= MATERIAL PROVIDED =
=====

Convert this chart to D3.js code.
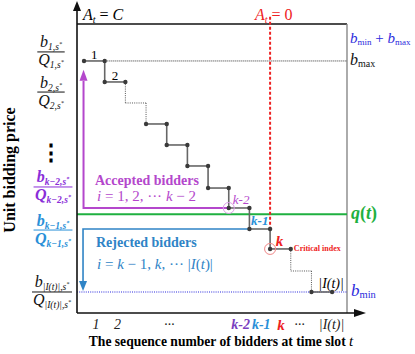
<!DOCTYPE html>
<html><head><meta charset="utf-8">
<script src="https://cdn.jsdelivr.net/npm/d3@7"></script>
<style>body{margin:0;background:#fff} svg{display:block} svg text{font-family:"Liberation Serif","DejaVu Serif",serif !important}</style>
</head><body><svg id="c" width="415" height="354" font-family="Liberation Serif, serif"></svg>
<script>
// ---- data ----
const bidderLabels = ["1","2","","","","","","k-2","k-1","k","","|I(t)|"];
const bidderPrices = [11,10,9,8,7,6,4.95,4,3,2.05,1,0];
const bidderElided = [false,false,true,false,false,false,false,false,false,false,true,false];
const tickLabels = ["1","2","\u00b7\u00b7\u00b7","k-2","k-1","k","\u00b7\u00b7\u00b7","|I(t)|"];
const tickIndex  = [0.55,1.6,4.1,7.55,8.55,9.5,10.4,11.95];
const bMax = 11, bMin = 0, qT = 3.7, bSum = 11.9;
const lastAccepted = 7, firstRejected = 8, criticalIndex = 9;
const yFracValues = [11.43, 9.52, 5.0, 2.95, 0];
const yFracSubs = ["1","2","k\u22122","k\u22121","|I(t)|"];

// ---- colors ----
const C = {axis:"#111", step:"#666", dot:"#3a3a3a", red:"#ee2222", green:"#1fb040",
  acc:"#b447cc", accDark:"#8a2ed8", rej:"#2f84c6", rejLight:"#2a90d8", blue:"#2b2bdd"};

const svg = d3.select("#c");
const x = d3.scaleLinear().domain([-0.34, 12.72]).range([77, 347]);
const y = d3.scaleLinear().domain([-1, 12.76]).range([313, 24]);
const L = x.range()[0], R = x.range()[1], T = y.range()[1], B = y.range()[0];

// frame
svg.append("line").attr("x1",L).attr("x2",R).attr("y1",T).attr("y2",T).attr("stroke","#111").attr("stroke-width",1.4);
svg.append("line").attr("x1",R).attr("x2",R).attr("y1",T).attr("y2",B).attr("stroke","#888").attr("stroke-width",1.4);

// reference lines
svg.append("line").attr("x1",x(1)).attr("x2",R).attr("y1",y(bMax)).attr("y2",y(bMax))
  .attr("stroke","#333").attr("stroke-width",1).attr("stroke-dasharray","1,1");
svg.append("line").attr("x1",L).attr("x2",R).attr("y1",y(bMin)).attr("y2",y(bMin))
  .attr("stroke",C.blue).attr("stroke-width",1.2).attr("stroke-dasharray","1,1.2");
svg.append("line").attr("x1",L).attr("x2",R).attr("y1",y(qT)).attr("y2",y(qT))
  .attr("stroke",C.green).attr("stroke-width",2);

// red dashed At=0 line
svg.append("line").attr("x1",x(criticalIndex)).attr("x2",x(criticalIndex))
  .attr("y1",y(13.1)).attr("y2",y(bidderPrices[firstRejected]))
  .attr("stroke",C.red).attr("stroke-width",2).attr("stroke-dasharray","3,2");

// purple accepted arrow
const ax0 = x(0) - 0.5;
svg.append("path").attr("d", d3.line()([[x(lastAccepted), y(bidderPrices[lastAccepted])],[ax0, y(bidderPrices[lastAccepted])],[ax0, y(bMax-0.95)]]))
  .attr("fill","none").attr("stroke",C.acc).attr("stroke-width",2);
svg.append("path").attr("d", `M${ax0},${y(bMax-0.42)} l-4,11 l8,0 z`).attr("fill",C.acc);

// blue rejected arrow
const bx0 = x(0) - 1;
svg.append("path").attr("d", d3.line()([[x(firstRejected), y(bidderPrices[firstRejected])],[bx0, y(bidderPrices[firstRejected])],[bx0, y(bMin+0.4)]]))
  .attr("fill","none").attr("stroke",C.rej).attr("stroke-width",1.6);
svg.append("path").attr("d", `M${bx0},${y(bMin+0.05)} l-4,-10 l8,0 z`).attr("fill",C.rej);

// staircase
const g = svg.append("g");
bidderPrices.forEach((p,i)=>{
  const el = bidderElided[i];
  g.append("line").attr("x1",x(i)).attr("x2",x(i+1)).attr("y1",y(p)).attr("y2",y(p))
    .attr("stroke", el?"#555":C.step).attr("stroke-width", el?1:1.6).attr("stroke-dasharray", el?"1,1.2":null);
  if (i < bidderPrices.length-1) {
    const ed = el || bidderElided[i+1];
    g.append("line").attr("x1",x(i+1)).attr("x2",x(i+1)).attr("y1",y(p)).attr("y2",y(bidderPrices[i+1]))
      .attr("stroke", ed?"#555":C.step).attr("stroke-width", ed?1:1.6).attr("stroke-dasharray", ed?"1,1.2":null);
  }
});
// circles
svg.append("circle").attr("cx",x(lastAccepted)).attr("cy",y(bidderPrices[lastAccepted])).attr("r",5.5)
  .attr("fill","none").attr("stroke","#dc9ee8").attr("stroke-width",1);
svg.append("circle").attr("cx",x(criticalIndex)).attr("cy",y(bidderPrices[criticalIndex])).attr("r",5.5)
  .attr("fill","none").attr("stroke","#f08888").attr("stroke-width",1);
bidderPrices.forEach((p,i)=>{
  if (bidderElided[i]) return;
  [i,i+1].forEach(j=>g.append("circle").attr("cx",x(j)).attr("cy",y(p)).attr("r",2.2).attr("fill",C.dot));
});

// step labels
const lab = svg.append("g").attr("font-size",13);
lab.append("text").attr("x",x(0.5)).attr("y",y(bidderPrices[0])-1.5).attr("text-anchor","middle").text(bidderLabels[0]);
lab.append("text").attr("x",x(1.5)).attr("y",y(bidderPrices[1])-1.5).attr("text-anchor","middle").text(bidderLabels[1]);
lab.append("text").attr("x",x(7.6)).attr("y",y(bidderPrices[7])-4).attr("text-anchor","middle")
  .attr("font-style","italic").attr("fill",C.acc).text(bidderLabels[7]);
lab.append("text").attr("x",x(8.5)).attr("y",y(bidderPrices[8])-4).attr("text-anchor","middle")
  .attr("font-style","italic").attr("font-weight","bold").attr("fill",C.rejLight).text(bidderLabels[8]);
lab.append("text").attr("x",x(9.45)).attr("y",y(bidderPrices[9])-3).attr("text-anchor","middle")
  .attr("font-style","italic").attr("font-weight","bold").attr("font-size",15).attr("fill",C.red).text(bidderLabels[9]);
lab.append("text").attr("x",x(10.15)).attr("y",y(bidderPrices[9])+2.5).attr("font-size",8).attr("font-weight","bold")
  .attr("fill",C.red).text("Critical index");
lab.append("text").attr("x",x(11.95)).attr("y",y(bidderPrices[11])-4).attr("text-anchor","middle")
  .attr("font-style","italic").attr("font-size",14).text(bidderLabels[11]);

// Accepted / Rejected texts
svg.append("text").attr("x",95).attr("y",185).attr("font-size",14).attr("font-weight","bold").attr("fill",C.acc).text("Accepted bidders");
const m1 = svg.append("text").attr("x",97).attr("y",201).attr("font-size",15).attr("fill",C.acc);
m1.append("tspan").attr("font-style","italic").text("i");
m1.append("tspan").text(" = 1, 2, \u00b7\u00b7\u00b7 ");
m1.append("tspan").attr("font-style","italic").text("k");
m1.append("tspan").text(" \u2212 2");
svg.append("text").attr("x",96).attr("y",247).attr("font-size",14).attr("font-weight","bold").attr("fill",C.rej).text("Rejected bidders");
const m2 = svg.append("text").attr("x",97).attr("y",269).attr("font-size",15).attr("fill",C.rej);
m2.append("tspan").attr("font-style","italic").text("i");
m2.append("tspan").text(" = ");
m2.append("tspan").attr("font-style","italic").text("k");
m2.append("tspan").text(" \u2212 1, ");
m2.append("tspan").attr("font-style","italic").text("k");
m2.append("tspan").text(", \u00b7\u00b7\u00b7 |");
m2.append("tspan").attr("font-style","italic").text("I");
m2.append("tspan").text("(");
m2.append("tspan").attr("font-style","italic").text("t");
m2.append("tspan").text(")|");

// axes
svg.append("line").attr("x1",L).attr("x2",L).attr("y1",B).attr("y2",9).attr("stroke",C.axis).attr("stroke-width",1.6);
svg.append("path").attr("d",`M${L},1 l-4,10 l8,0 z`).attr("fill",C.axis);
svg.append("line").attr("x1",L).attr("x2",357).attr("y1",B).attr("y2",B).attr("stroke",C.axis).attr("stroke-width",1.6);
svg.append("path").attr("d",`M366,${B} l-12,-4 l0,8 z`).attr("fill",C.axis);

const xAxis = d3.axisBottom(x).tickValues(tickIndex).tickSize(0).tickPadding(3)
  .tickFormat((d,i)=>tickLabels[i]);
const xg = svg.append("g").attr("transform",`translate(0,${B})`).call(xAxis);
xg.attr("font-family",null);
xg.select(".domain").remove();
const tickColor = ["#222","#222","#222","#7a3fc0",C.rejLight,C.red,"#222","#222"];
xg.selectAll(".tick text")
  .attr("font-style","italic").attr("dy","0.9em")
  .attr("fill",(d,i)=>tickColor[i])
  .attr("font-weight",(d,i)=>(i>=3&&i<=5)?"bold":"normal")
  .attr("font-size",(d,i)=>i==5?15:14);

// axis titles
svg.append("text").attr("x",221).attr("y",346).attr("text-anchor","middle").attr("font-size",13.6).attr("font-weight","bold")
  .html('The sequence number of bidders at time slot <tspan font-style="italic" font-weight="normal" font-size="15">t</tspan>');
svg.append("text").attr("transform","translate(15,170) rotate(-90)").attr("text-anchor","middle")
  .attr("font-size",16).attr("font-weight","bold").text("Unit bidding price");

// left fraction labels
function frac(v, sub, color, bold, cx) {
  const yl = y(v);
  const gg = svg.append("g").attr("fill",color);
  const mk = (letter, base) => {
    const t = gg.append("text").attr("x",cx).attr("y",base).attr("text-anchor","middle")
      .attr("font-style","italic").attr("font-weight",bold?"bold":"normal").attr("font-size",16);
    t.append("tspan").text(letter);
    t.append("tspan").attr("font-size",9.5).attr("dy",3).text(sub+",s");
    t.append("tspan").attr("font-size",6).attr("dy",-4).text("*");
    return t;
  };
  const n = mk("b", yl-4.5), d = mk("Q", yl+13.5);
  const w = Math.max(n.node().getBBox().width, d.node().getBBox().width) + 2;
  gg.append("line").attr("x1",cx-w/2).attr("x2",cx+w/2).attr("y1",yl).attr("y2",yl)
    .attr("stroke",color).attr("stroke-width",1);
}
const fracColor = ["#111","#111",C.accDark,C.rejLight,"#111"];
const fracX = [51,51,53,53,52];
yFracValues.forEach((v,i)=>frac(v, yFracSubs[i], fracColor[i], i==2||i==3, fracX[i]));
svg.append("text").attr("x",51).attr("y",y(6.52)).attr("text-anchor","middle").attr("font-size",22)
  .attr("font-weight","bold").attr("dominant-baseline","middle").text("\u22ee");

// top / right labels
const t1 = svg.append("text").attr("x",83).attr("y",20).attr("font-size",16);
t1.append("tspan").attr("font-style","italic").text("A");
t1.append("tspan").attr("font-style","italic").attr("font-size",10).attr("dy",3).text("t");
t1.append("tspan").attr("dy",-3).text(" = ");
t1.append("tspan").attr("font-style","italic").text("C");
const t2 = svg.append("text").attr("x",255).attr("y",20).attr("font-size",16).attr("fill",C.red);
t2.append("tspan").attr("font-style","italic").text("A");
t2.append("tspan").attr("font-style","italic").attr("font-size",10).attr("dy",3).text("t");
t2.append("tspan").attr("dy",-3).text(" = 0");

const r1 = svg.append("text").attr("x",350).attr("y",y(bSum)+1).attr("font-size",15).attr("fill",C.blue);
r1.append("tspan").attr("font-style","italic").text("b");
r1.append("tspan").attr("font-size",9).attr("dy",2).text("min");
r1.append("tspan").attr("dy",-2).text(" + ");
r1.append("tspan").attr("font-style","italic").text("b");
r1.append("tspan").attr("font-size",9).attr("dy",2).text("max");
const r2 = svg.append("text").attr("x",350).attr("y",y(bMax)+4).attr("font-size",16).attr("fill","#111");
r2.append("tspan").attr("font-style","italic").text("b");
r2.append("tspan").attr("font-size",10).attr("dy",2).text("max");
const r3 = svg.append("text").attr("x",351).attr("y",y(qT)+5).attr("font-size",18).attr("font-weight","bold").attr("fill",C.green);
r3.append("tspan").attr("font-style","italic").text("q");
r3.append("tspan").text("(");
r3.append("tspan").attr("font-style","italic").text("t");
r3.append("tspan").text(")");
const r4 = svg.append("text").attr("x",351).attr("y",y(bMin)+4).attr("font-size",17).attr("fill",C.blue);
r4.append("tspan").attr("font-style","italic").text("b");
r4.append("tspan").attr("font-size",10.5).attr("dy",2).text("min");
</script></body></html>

=====

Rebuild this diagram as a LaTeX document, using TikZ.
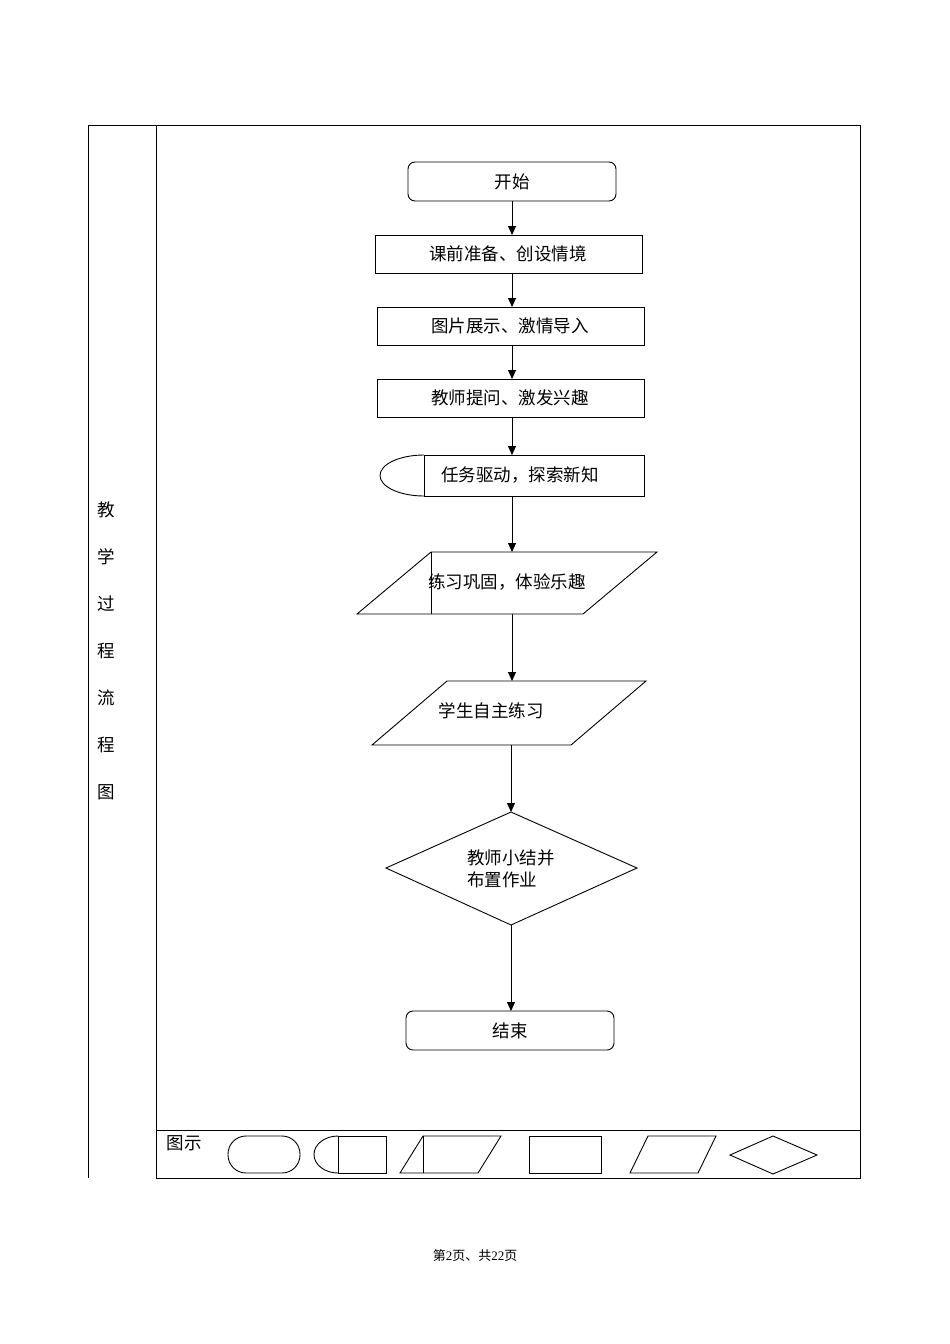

=====

= WHAT IS EXPECTED =
Find the word "this" and list each line it appears in.

= EXERCISE RESULT =
Convert this chart to D3.js code.
Rebuild this diagram as a LaTeX document, using TikZ.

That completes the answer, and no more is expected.